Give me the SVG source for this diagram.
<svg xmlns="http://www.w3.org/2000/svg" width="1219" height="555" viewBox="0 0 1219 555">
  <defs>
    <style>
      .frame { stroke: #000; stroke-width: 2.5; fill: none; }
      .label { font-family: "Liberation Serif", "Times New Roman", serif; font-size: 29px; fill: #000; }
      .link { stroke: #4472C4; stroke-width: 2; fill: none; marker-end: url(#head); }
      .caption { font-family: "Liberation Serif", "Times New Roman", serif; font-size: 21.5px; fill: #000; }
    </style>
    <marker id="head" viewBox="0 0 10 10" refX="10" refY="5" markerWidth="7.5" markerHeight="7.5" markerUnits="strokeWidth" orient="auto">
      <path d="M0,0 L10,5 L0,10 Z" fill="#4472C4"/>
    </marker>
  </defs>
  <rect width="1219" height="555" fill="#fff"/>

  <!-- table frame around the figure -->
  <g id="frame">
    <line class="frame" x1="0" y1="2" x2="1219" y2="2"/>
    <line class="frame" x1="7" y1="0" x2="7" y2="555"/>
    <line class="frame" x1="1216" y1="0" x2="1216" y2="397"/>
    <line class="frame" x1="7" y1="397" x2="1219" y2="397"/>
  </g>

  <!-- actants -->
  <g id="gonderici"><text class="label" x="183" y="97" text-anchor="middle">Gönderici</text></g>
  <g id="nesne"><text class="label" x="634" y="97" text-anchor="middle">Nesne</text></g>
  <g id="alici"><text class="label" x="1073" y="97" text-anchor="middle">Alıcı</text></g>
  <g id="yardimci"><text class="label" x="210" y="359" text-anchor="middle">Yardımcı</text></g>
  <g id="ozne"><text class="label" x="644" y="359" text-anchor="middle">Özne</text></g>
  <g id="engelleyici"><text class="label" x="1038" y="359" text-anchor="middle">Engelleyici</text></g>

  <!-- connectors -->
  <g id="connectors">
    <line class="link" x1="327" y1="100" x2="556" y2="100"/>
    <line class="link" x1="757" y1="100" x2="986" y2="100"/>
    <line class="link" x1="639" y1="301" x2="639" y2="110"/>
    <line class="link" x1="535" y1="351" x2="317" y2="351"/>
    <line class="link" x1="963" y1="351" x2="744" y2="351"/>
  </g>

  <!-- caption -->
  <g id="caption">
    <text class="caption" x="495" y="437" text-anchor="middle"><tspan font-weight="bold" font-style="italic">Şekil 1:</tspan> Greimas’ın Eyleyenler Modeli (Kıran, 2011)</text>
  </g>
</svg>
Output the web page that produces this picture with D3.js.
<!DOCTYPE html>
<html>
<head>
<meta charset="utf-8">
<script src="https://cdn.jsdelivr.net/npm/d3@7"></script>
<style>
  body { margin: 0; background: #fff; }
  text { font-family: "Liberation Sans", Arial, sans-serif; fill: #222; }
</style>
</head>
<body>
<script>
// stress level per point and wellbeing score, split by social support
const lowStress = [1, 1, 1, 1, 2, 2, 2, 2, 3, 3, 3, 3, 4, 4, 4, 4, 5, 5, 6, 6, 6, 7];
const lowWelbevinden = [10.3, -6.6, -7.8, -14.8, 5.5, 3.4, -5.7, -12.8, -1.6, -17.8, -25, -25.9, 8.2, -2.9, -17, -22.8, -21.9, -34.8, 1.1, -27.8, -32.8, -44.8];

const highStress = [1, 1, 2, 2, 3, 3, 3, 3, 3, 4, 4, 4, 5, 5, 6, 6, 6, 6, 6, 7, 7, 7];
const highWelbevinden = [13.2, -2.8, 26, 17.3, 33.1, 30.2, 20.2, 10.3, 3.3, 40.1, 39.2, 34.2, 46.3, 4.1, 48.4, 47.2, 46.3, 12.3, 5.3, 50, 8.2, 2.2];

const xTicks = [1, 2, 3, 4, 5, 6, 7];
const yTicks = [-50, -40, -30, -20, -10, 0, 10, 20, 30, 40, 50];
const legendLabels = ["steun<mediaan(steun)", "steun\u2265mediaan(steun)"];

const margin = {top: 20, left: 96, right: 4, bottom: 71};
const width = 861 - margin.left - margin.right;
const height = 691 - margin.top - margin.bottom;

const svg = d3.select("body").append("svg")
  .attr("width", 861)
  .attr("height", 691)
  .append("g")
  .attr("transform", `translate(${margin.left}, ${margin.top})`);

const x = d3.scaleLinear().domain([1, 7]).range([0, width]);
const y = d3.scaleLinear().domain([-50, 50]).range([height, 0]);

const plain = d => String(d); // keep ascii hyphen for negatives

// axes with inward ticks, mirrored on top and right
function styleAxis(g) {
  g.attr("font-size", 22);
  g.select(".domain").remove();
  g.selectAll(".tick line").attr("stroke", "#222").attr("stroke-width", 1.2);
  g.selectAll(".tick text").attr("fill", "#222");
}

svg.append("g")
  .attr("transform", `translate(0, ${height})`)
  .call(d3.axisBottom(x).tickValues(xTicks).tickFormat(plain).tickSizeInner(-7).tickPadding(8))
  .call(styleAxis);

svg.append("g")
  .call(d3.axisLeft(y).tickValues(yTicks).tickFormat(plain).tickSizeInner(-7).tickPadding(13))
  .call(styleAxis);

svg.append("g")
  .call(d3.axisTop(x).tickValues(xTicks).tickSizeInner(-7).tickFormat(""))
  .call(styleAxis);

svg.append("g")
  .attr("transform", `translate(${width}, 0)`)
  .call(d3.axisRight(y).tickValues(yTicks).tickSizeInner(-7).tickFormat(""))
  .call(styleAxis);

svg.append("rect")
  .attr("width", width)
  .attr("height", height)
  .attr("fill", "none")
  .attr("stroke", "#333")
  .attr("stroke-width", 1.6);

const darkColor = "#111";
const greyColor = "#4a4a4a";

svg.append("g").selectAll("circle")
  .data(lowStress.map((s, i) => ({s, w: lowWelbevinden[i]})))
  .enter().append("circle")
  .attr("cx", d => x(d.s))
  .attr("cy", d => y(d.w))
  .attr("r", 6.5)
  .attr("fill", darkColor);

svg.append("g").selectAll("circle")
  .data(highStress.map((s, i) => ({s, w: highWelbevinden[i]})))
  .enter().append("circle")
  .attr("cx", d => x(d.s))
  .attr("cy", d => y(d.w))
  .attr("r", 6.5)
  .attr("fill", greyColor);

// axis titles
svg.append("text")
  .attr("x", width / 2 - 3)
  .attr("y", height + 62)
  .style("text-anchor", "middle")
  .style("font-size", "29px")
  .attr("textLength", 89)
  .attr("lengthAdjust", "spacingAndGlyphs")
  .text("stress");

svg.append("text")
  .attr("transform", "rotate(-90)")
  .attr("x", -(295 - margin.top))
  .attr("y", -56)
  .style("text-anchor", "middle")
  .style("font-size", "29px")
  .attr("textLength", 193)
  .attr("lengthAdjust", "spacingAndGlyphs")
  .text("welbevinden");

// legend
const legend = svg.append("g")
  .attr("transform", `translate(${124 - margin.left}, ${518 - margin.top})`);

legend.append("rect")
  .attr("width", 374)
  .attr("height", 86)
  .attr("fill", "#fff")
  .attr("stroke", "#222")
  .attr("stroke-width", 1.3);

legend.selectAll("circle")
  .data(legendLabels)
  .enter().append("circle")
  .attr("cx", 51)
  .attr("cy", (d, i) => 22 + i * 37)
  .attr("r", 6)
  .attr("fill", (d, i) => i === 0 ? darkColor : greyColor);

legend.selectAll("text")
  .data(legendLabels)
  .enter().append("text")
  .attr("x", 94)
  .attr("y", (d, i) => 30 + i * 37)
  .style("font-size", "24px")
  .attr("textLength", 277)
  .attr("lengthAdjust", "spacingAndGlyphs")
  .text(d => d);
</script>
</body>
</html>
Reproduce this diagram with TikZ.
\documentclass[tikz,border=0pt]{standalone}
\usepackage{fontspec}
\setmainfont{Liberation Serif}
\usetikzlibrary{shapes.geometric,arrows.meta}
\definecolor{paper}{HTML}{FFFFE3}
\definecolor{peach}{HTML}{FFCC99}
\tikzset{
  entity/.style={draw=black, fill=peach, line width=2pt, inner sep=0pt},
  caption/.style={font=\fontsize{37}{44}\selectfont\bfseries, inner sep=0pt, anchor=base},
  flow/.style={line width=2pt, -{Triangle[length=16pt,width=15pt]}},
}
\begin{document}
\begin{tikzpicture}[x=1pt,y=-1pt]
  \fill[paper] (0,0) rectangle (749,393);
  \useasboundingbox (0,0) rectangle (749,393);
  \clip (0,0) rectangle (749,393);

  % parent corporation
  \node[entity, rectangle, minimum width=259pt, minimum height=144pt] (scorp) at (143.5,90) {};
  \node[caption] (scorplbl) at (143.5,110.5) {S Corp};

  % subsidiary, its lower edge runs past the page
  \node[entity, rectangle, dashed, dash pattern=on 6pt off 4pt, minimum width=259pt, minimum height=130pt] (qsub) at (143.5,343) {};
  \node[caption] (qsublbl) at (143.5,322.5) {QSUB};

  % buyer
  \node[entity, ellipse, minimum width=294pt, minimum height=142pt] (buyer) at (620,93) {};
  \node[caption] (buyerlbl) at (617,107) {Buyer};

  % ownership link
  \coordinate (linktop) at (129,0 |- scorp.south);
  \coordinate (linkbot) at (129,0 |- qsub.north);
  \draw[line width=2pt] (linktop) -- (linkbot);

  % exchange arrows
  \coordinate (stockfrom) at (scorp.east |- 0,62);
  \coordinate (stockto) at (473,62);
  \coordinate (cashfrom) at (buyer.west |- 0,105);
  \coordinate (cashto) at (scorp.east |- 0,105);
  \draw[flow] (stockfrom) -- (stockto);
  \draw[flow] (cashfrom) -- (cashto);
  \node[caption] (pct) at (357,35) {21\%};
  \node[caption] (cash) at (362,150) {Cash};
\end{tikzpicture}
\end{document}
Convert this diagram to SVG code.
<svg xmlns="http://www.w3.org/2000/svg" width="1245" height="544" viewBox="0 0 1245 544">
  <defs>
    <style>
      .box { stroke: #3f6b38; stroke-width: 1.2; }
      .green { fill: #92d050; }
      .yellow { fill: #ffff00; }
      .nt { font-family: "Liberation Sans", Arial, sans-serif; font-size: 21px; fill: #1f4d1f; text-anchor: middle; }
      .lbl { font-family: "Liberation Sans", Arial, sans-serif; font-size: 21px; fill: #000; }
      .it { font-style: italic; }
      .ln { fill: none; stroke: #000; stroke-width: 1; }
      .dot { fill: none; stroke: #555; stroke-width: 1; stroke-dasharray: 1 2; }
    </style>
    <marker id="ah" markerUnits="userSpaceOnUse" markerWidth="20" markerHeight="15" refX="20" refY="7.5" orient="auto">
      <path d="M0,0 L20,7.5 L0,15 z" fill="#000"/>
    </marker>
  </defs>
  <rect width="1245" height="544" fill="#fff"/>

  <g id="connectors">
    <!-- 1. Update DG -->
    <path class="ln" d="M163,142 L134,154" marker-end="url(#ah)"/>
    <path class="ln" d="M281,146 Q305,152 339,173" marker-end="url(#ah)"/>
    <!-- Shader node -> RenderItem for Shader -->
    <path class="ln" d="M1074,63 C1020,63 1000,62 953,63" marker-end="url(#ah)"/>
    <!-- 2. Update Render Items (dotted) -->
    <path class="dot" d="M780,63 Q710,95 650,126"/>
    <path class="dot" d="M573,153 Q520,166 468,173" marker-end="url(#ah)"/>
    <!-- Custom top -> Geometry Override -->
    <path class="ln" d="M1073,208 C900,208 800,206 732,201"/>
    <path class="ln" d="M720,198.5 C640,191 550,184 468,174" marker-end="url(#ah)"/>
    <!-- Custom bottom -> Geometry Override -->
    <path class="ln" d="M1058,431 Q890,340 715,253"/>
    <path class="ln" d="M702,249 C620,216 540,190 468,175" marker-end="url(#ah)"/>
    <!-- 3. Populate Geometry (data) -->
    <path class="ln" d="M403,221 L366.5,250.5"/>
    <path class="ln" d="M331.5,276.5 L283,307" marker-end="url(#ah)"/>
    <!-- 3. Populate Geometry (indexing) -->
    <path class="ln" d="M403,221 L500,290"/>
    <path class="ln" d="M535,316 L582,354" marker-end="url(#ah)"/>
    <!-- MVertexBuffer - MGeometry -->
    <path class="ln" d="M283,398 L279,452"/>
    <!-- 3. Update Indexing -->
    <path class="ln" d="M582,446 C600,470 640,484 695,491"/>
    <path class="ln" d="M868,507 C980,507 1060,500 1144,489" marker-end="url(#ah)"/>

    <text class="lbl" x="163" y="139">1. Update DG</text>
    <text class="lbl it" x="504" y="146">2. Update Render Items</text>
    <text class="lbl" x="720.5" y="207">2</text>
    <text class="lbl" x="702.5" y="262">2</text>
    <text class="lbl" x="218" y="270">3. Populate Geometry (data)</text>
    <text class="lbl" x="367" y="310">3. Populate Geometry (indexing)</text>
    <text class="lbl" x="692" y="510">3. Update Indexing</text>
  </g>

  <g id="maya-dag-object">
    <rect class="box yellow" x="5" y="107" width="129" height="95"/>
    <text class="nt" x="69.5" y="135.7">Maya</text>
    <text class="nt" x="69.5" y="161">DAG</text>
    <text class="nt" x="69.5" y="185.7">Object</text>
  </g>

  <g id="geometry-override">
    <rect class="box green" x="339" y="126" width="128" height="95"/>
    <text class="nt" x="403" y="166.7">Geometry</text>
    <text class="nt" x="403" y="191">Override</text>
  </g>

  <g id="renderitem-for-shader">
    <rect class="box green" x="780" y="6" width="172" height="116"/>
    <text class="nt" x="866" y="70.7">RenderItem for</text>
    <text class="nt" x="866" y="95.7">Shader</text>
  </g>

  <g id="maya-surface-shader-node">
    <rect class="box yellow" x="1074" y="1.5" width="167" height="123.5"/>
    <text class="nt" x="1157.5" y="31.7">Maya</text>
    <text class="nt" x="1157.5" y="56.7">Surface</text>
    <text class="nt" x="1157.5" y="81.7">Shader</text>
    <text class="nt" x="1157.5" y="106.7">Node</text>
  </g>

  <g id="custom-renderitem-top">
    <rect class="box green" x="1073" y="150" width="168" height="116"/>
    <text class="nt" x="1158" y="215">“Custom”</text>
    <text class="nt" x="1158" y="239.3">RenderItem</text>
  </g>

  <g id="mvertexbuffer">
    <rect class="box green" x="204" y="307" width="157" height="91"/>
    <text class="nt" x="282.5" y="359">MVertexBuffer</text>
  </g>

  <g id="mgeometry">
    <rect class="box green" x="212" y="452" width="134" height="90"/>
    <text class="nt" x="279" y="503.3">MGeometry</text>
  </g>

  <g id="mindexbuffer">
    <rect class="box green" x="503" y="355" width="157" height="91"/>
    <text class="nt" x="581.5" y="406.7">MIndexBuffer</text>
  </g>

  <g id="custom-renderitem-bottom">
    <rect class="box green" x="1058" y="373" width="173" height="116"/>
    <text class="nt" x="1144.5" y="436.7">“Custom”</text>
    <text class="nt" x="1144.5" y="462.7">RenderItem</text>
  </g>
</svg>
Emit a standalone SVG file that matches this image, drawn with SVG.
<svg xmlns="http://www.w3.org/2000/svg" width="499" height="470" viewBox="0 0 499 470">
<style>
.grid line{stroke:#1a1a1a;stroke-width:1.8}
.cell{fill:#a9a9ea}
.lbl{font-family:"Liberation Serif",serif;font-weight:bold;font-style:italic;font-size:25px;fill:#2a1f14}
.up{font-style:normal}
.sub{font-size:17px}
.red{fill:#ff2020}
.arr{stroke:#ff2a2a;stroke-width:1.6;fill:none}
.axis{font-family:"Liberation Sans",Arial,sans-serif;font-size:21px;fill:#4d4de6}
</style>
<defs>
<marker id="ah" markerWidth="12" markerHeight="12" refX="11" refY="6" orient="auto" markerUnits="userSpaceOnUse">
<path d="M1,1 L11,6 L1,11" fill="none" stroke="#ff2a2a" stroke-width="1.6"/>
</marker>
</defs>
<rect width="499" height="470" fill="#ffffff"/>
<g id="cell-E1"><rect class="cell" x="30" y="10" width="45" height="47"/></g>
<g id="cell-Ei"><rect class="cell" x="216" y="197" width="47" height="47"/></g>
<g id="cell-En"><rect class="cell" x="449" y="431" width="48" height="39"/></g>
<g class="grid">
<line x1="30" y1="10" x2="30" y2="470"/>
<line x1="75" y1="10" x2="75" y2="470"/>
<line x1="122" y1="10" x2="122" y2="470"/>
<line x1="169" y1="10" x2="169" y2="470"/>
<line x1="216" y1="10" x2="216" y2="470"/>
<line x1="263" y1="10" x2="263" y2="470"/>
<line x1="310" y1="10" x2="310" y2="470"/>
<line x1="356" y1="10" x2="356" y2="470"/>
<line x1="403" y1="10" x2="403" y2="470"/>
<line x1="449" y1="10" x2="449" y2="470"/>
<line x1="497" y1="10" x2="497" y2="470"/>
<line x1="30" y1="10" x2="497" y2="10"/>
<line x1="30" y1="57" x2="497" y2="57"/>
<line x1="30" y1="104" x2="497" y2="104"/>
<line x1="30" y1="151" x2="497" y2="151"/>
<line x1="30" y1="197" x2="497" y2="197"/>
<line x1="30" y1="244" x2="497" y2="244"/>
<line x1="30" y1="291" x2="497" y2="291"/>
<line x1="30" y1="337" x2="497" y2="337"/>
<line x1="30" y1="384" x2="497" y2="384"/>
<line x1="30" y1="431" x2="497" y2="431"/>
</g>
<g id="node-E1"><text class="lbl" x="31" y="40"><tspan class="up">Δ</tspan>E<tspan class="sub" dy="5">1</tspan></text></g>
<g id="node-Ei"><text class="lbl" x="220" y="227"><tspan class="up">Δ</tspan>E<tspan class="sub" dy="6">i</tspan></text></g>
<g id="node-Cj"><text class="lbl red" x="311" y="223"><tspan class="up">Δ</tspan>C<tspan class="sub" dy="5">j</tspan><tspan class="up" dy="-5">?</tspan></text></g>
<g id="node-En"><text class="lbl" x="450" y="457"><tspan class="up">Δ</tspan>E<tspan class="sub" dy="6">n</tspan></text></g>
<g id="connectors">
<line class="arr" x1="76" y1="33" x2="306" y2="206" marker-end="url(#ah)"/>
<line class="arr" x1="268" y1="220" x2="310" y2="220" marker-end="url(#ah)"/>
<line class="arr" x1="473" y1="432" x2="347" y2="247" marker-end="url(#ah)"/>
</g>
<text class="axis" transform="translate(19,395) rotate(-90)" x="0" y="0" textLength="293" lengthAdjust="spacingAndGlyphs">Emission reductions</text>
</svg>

> [Instructions to follow]: From the entries above, copy every line containing the word "this".

> [Full answer]:
Give me the SVG source for this diagram.
Output the web page that produces this picture with D3.js.
Reproduce this diagram with TikZ.
Convert this diagram to SVG code.
Emit a standalone SVG file that matches this image, drawn with SVG.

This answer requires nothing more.